As one who has blamed Mrs. Clinton for running a weak campaign, I am inclined to wish she had indeed chosen Option B, but I have no illusions about what the results would have been. Remember, that debate predated Comey’s last-second email revelations which seem now, after all this, to have been the deciding factor in the race. Any angry verbal attack on Donald Trump, even if it showed him as the pig he is and made us all smile, would have been, in the end, futile.
The voters in her camp had already decided, and those teetering between her and a third-party vote would eventually have been swayed by Comey, having long since forgotten Mrs. Clinton’s standing up to Trump. And let’s face it, all the good ol’ boys in the bright red states—the ones who like women to remain in their prescribed places in society—would have exploited any such outburst as proof that a woman is too hysterical to be president. And sadly, the 53% of white women voters who cast their ballot for Trump would have been skipping right along with them.
Mrs.
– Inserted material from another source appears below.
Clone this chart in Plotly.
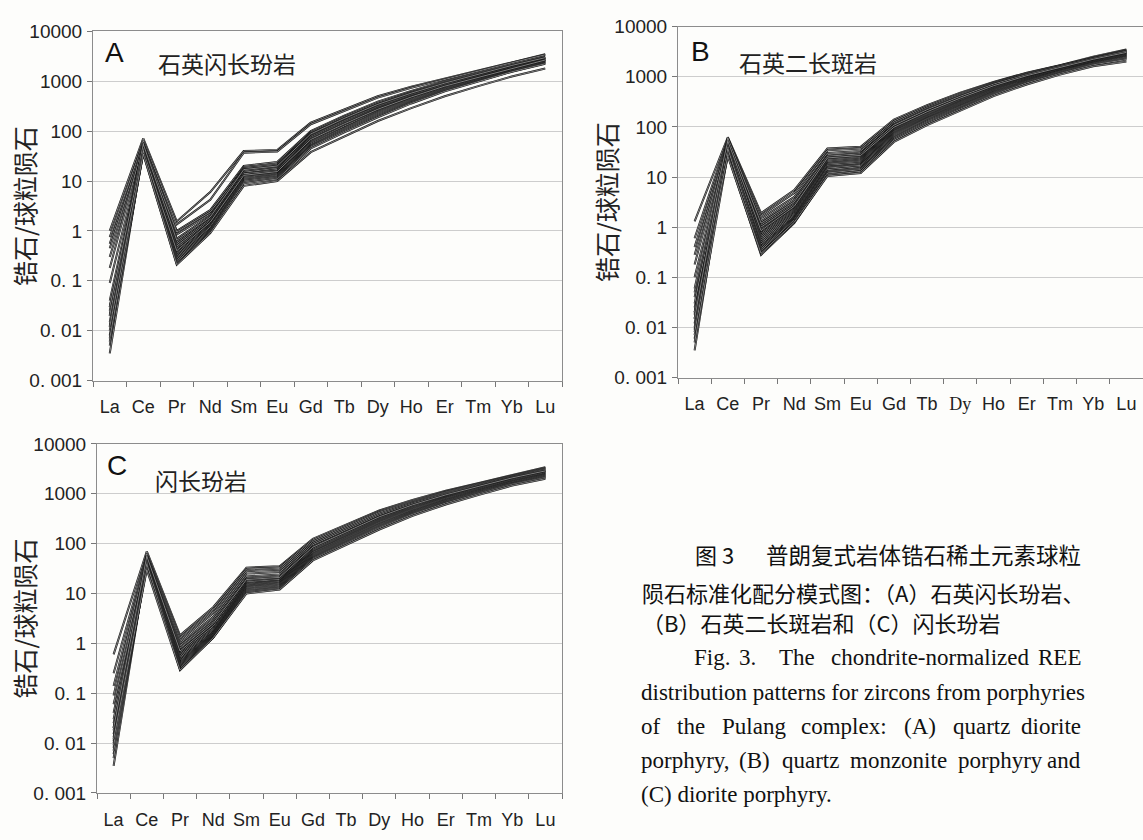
import plotly.graph_objects as go

# Chondrite-normalized REE patterns of zircons, Pulang complex
ree = ["La", "Ce", "Pr", "Nd", "Sm", "Eu", "Gd", "Tb", "Dy", "Ho", "Er", "Tm", "Yb", "Lu"]
ree_labels_b = ["La", "Ce", "Pr", "Nd", "Sm", "Eu", "Gd", "Tb",
                '<span style="font-family:\'Liberation Serif\'">Dy</span>',
                "Ho", "Er", "Tm", "Yb", "Lu"]
y_tickvals = [0.001, 0.01, 0.1, 1, 10, 100, 1000, 10000]
y_ticktext = ["0. 001", "0. 01", "0. 1", "1", "10", "100", "1000", "10000"]

# (A) quartz diorite porphyry
quartz_diorite = [
    [1.0, 72, 1.55, 6.0, 40, 42, 148, 270, 500, 780, 1150, 1650, 2400, 3500],
    [0.55, 65, 1.35, 4.2, 37, 39, 138, 255, 470, 740, 1100, 1600, 2350, 3400],
    [0.75, 58, 1.0, 2.6, 20, 24, 100, 205, 390, 640, 1000, 1450, 2150, 3100],
    [0.45, 52, 0.85, 2.2, 19, 22, 95, 195, 370, 610, 960, 1400, 2100, 3000],
    [0.3, 48, 0.7, 2.0, 18, 21, 90, 185, 350, 590, 930, 1380, 2050, 2950],
    [0.18, 55, 0.95, 2.4, 17, 20, 85, 175, 335, 570, 900, 1350, 2000, 2900],
    [0.09, 45, 0.6, 1.8, 16, 19, 80, 165, 320, 550, 880, 1320, 1950, 2850],
    [0.012, 50, 0.55, 1.7, 15, 18, 78, 160, 310, 530, 860, 1300, 1950, 2800],
    [0.005, 47, 0.5, 1.6, 14, 17, 74, 152, 295, 510, 830, 1260, 1900, 2750],
    [0.03, 53, 0.45, 1.5, 14, 16, 70, 145, 285, 495, 810, 1230, 1850, 2700],
    [0.008, 42, 0.42, 1.4, 13, 15, 66, 138, 272, 480, 790, 1200, 1820, 2650],
    [0.04, 48, 0.38, 1.35, 12.5, 14.5, 63, 132, 262, 465, 770, 1180, 1780, 2600],
    [0.0035, 44, 0.35, 1.3, 12, 14, 60, 126, 250, 450, 750, 1150, 1750, 2550],
    [0.02, 50, 0.32, 1.25, 11.5, 13.5, 58, 120, 240, 435, 730, 1120, 1720, 2500],
    [0.01, 40, 0.3, 1.2, 11, 13, 55, 115, 230, 420, 710, 1100, 1680, 2450],
    [0.025, 46, 0.28, 1.1, 10.5, 12.5, 52, 110, 220, 405, 690, 1080, 1650, 2400],
    [0.006, 38, 0.26, 1.05, 10, 12, 50, 105, 210, 390, 670, 1050, 1620, 2350],
    [0.015, 43, 0.24, 1.0, 9.5, 11.5, 48, 100, 200, 375, 650, 1020, 1580, 2300],
    [0.007, 36, 0.22, 0.95, 9, 11, 45, 95, 190, 360, 630, 1000, 1550, 2250],
    [0.02, 55, 0.65, 1.9, 17, 20, 88, 180, 345, 580, 920, 1380, 2080, 2980],
    [0.03, 40, 0.4, 1.5, 13, 15.5, 68, 140, 275, 485, 800, 1210, 1830, 2680],
    [0.012, 35, 0.21, 0.9, 8.0, 10, 38, 78, 160, 290, 500, 800, 1250, 1800],
]

# (B) quartz monzonite porphyry
quartz_monzonite = [
    [1.3, 62, 1.9, 5.5, 37, 40, 140, 270, 480, 790, 1200, 1700, 2500, 3500],
    [0.6, 58, 1.7, 4.8, 34, 37, 130, 255, 460, 770, 1180, 1680, 2450, 3400],
    [0.4, 55, 1.5, 4.0, 30, 33, 120, 240, 440, 750, 1150, 1650, 2400, 3300],
    [0.28, 50, 1.3, 3.5, 27, 30, 112, 228, 420, 725, 1120, 1620, 2350, 3250],
    [0.18, 52, 1.1, 3.0, 25, 28, 105, 215, 400, 700, 1090, 1580, 2300, 3150],
    [0.1, 45, 1.0, 2.8, 23, 26, 100, 205, 385, 675, 1060, 1550, 2250, 3100],
    [0.006, 48, 0.9, 2.5, 22, 25, 96, 198, 370, 655, 1040, 1520, 2200, 3000],
    [0.015, 42, 0.8, 2.3, 21, 24, 92, 190, 355, 635, 1010, 1490, 2150, 2950],
    [0.04, 55, 0.75, 2.2, 20, 23, 88, 182, 342, 615, 990, 1460, 2120, 2900],
    [0.009, 40, 0.7, 2.1, 19, 22, 85, 176, 330, 600, 970, 1440, 2080, 2850],
    [0.0035, 47, 0.65, 2.0, 18.5, 21, 82, 170, 320, 585, 950, 1410, 2050, 2800],
    [0.025, 38, 0.6, 1.9, 18, 20, 80, 165, 310, 570, 930, 1390, 2020, 2750],
    [0.007, 44, 0.55, 1.8, 17, 19, 77, 160, 300, 555, 910, 1370, 2000, 2700],
    [0.03, 50, 0.5, 1.7, 16, 18, 74, 155, 290, 540, 890, 1340, 1970, 2650],
    [0.012, 36, 0.46, 1.6, 15.5, 17.5, 71, 150, 280, 525, 870, 1320, 1940, 2600],
    [0.05, 42, 0.42, 1.55, 15, 17, 68, 145, 272, 510, 850, 1300, 1900, 2550],
    [0.01, 33, 0.4, 1.5, 14, 16, 65, 140, 264, 495, 830, 1270, 1870, 2500],
    [0.02, 40, 0.37, 1.45, 13, 15, 62, 134, 255, 480, 810, 1250, 1840, 2450],
    [0.008, 30, 0.34, 1.4, 12.5, 14.5, 60, 128, 245, 465, 790, 1220, 1800, 2400],
    [0.018, 37, 0.31, 1.3, 12, 14, 57, 122, 235, 450, 770, 1190, 1760, 2300],
    [0.005, 28, 0.28, 1.2, 11, 13, 54, 116, 225, 435, 750, 1160, 1720, 2200],
    [0.02, 26, 0.3, 1.25, 10.5, 12, 50, 108, 210, 410, 700, 1100, 1620, 2000],
    [0.015, 60, 1.2, 3.2, 26, 29, 108, 220, 408, 710, 1100, 1600, 2320, 3200],
    [0.06, 52, 0.85, 2.6, 24, 27, 98, 200, 375, 660, 1050, 1530, 2230, 3050],
]

# (C) diorite porphyry
diorite = [
    [0.6, 70, 1.45, 5.3, 33, 35, 125, 240, 460, 750, 1150, 1650, 2400, 3400],
    [0.25, 62, 1.3, 4.6, 31, 33, 118, 228, 440, 720, 1110, 1600, 2330, 3300],
    [0.14, 58, 1.15, 4.0, 28, 30, 110, 215, 420, 695, 1080, 1560, 2280, 3200],
    [0.09, 55, 1.0, 3.4, 25, 27, 102, 200, 395, 665, 1040, 1520, 2220, 3100],
    [0.006, 50, 0.9, 3.0, 22, 24, 95, 188, 372, 635, 1000, 1470, 2160, 3000],
    [0.02, 53, 0.8, 2.7, 20, 22, 88, 175, 350, 605, 960, 1420, 2100, 2900],
    [0.011, 46, 0.72, 2.4, 18, 20, 82, 165, 330, 580, 925, 1380, 2040, 2800],
    [0.04, 50, 0.65, 2.2, 17, 19, 78, 158, 318, 560, 900, 1350, 2000, 2750],
    [0.0035, 44, 0.6, 2.0, 16, 18, 74, 150, 305, 540, 870, 1310, 1950, 2680],
    [0.025, 48, 0.56, 1.9, 15.5, 17.5, 71, 145, 295, 525, 850, 1280, 1910, 2620],
    [0.008, 42, 0.52, 1.8, 15, 17, 68, 140, 285, 510, 830, 1250, 1870, 2560],
    [0.015, 47, 0.48, 1.7, 14.5, 16.5, 66, 135, 275, 495, 810, 1220, 1830, 2500],
    [0.03, 40, 0.45, 1.65, 14, 16, 63, 130, 265, 480, 790, 1190, 1790, 2450],
    [0.005, 45, 0.42, 1.6, 13.5, 15.5, 61, 126, 255, 465, 770, 1160, 1760, 2400],
    [0.018, 38, 0.4, 1.55, 13, 15, 59, 122, 245, 450, 750, 1140, 1720, 2350],
    [0.01, 43, 0.38, 1.5, 12.5, 14.5, 57, 118, 238, 438, 730, 1110, 1690, 2300],
    [0.007, 36, 0.36, 1.45, 12, 14, 55, 114, 230, 425, 710, 1090, 1650, 2250],
    [0.013, 41, 0.34, 1.4, 11.5, 13.5, 53, 110, 222, 410, 690, 1060, 1620, 2200],
    [0.009, 34, 0.32, 1.35, 11, 13, 51, 106, 214, 398, 670, 1030, 1580, 2150],
    [0.06, 39, 0.3, 1.3, 10.5, 12.5, 49, 102, 205, 385, 650, 1000, 1540, 2100],
    [0.012, 30, 0.29, 1.3, 10, 12, 46, 95, 192, 360, 610, 950, 1460, 2000],
    [0.02, 56, 0.7, 2.5, 19, 21, 85, 172, 345, 598, 950, 1410, 2080, 2870],
]

W, H = 1143, 840


def fx(x):
    return x / W


def fy(y):
    return 1 - y / H


# panel frames in pixels: left, right, top, bottom
panels = [
    dict(name="", data=quartz_diorite, box=(93, 562, 22, 380), letter="A",
         title="石英闪长玢岩", letter_xy=(114, 44), title_x=156, title_y=54,
         ytitle_x=24, labels=ree, right_frame=True),
    dict(name="2", data=quartz_monzonite, box=(678, 1145, 17, 377), letter="B",
         title="石英二长斑岩", letter_xy=(700, 43), title_x=737, title_y=53,
         ytitle_x=606, labels=ree_labels_b, right_frame=False),
    dict(name="3", data=diorite, box=(97, 562, 445, 803), letter="C",
         title="闪长玢岩", letter_xy=(117, 467), title_x=153, title_y=482,
         ytitle_x=24, labels=ree, right_frame=True),
]

fig = go.Figure()
text_font = "Liberation Sans, Arial, sans-serif"
cjk_font = "Noto Sans CJK SC, sans-serif"
annotations = []
layout_axes = {}

for p in panels:
    xa = "x" + p["name"]
    ya = "y" + p["name"]
    for row in p["data"]:
        # each pattern is drawn as a dark outline with a pale core
        fig.add_trace(go.Scatter(x=ree, y=row, mode="lines", xaxis=xa, yaxis=ya,
                                 line=dict(color="#141414", width=2.0),
                                 hoverinfo="skip", showlegend=False))
        fig.add_trace(go.Scatter(x=ree, y=row, mode="lines", xaxis=xa, yaxis=ya,
                                 line=dict(color="#c8c8c8", width=0.6),
                                 hoverinfo="skip", showlegend=False))
    left, right, top, bottom = p["box"]
    layout_axes["xaxis" + p["name"]] = dict(
        domain=[fx(left), min(fx(right), 1.0)], anchor=ya,
        type="category", categoryorder="array", categoryarray=ree,
        tickmode="array", tickvals=ree, ticktext=p["labels"], tickangle=0,
        range=[-0.5, 13.5], tickson="boundaries", ticks="outside", ticklen=5,
        tickcolor="#777777", showgrid=False, showline=True, linecolor="#8c8c8c",
        linewidth=1, mirror=True, ticklabelstandoff=10,
        tickfont=dict(family=text_font, size=18, color="#222222"))
    layout_axes["yaxis" + p["name"]] = dict(
        domain=[fy(bottom), fy(top)], anchor=xa, type="log", range=[-3, 4],
        tickmode="array", tickvals=y_tickvals, ticktext=y_ticktext,
        ticks="outside", ticklen=5, tickcolor="#777777", showgrid=True,
        gridcolor="#cdcdcd", gridwidth=1, showline=True, linecolor="#8c8c8c",
        linewidth=1, mirror=p["right_frame"], zeroline=False, ticklabelstandoff=1,
        tickfont=dict(family=text_font, size=19, color="#222222"))
    annotations.append(dict(x=fx(p["letter_xy"][0]), y=fy(p["letter_xy"][1]),
                            xref="paper", yref="paper", text=p["letter"],
                            showarrow=False, xanchor="center", yanchor="middle",
                            font=dict(family=text_font, size=28, color="#111111")))
    annotations.append(dict(x=fx(p["title_x"]), y=fy(p["title_y"]),
                            xref="paper", yref="paper", text=p["title"],
                            showarrow=False, xanchor="left", yanchor="middle",
                            font=dict(family=cjk_font, size=23, color="#222222")))
    annotations.append(dict(x=fx(p["ytitle_x"]), y=fy((top + bottom) / 2),
                            xref="paper", yref="paper", text="锆石/球粒陨石",
                            textangle=-90, showarrow=False, xanchor="center",
                            yanchor="middle",
                            font=dict(family=cjk_font, size=25, color="#222222")))

# figure caption (Chinese and English)
serif = "Liberation Serif, Times New Roman, serif"
cap_cn = 22
cap_en = 23
caption_items = [
    ("图 3", 693, 558, "left", cjk_font, cap_cn),
    ("普朗复式岩体锆石稀土元素球粒", 1083, 558, "right", cjk_font, 22.5),
    ("陨石标准化配分模式图：（A）石英闪长玢岩、", 640, 597, "left", cjk_font, cap_cn),
    ("（B）石英二长斑岩和（C）闪长玢岩", 640, 628, "left", cjk_font, cap_cn),
    ("Fig.", 692, 664, "left", serif, cap_en),
    ("3.", 737, 664, "left", serif, cap_en),
    ("The", 777, 664, "left", serif, cap_en),
    ("chondrite-normalized", 829, 664, "left", serif, cap_en),
    ("REE", 1083, 664, "right", serif, cap_en),
    ("distribution patterns for zircons from porphyries", 639, 700, "left", serif, cap_en),
    ("of", 639, 735, "left", serif, cap_en),
    ("the", 675, 735, "left", serif, cap_en),
    ("Pulang", 720, 735, "left", serif, cap_en),
    ("complex:", 799, 735, "left", serif, cap_en),
    ("(A)", 902, 735, "left", serif, cap_en),
    ("quartz", 951, 735, "left", serif, cap_en),
    ("diorite", 1083, 735, "right", serif, cap_en),
    ("porphyry,", 639, 770, "left", serif, cap_en),
    ("(B)", 737, 770, "left", serif, cap_en),
    ("quartz", 780, 770, "left", serif, cap_en),
    ("monzonite", 848, 770, "left", serif, cap_en),
    ("porphyry", 956, 770, "left", serif, cap_en),
    ("and", 1083, 770, "right", serif, cap_en),
    ("(C) diorite porphyry.", 639, 805, "left", serif, cap_en),
]
for text, x, y, anchor, family, size in caption_items:
    annotations.append(dict(x=fx(x), y=fy(y), xref="paper", yref="paper", text=text,
                            showarrow=False, xanchor=anchor, yanchor="middle",
                            font=dict(family=family, size=size, color="#111111")))

fig.update_layout(
    width=W, height=H, autosize=False,
    margin=dict(l=0, r=0, t=0, b=0),
    paper_bgcolor="#fdfdfb", plot_bgcolor="#fdfdfb",
    showlegend=False, annotations=annotations,
    **layout_axes,
)

fig.write_html("out.html")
Clinton may regret her decision that night, and that’s fine; and she has every right to vent and wonder what if. But the sad truth is she’s no Taylor Swift.
Which brings me to David Mueller and Taylor Swift.
When Ms. Swift won her case last week against Mr. Mueller, the Denver disk-jockey who reached under her skirt and grabbed her butt during a photo-op, my first thought was what if it were Ms. Swift that Trump had bragged to Billy Bush about grabbing on that Access Hollywood clip. I would never wish that sort of assault on anybody, but if he had incurred her wrath and she had exposed him for the creep he is, a lot of those good ol’ boys who chose Trump might have decided that Taylor Swift sings a lot better, talks a lot better, and most important for that particular voting block, looks a lot better. Maybe some of their wives would have agreed. And maybe when the polls closed last November 8, we wouldn’t have been lamenting choosing a fool to be president.
Hillary Clinton, it seems, gave the American voters too much credit. She believed that her qualifications and experience counted for something, counted more, for instance, than her husband’s runway conversation with Loretta Lynch, or an Islamic-militant attack on Benghazi (in which Mrs. Clinton played no role), or the large stipends she received for giving speeches. Her assessment was wrong, and though musing about it now may bring her some closure, our efforts have to remain focused on the man who victimized her. Working to remove him from power would be our way of saying “back up, you creep, get away from me!”
It rolls off the tongue, doesn’t it? Maybe because we’ve been saying it for seven months anyway.